Rahasia di Balik Gambar (Meeting 1)


Ketika ditawari oleh Mama untuk mengikuti kegiatan Rahasia di Balik Gambar yang diadakan oleh Kakak-kakak Jaladwara (Kak Inu, Kak Mel, dan Kak Rinta), aku langsung setuju untuk mengikuti acara itu, sehingga aku langsung saja mendaftar. Hari yang ditentukan dari acara itu pun datang. Kami menggunakan aplikasi online meeting bernama jitsi meet saat kegiatan ini. Setelah semua teman peserta hadir dalam online meeting room ini, acara segera dimulai. Petama-tama, acara ini dimulai dengan perkenalan peserta. Setelah itu, kami mulai masuk menuju pemanasan pengamatan lukisan. Kak Inu memberi kami sebuah lukisan yang ternyata berjudul Children Teaching a Cat to Dance, dan kami diajak memilih salah satu objek di lukisan itu untuk digambar di kertas kosong. Objek tersebut harus mewakili salah satu tekstur dari empat tekstur: halus, berbulu, kasar, atau licin.  Aku memilih objek sendok dari lukisan untuk kugambar, yang mewakili tekstur licin. Saat semua teman sudah selesai menggambar, kami menunjukkan gambaran kami secara bergiliran. Ketika ditanya oleh Kak Inu mengapa aku menggambar  objek sendok, aku hanya menjawab, “Karena objek sendok mudah digambar.” Memang, daripada menggambar objek anjing, misalnya, sendok jauh lebih gampang dan simple untuk digambar.

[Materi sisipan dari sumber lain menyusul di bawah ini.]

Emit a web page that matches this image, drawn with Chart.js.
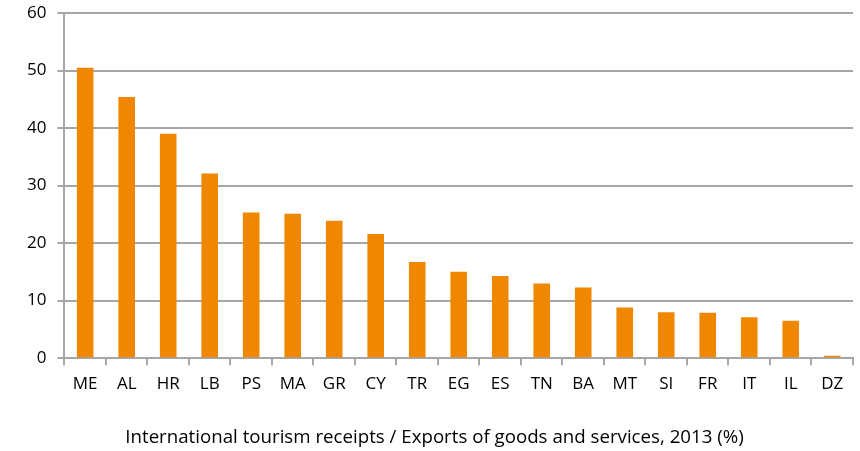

        Children Teaching a Cat to Dance        

                  Sesi pemanasan akhirnya selesai, dan kami lanjut ke gambar berikutnya. Bukannya lukisan, kali ini Kak Inu memberi kami sebuah foto. Sekarang kami diminta untuk mengamati foto itu dan beropini apa yang sedang terjadi pada foto itu. Dari aktivitas ini, aku jadi belajar beropini sendiri, dan mengutarakan pendapatku. Ketika melihat foto itu, awalnya aku berpendapat bahwa orang-orang di sana sedang mengantri menuju wahana kolam renang, karena baju mereka bisa dibilang cocok untuk wahana kolam renang, dan wajah cemas dari orang-orang yang berada ditangga mungkin disebabkan karena mereka tidak sabar menunggu antrian.Selain itu, aku juga mengamati ada beberapa orang yang mengenakan gelang kuning yang sama, yang biasanya kalau di tempat rekreasi orang-orang diberi gelang seperti itu pada tangannya. Namun, lama-lama aku mendapat gagasan lain, “Harusnya kalau mereka memang mengantri, posisi mereka berdiri, bukannya malah duduk,” pikirku. Lalu aku merubah pendapatku, kini aku berpikir bahwa mereka sedang berada di ruangan pengungsian ketika sedang terjadi bencana alam.  Ketika giliranku menyampaikan opini, aku menyampaikan opini yang kedua, yang menurutku lebih masuk akal dibanding yang pertama. Tentang gelang kuning, aku hanya menyampaikan pengamatanku saja dan berkata bahwa aku belum tahu apa maknanya.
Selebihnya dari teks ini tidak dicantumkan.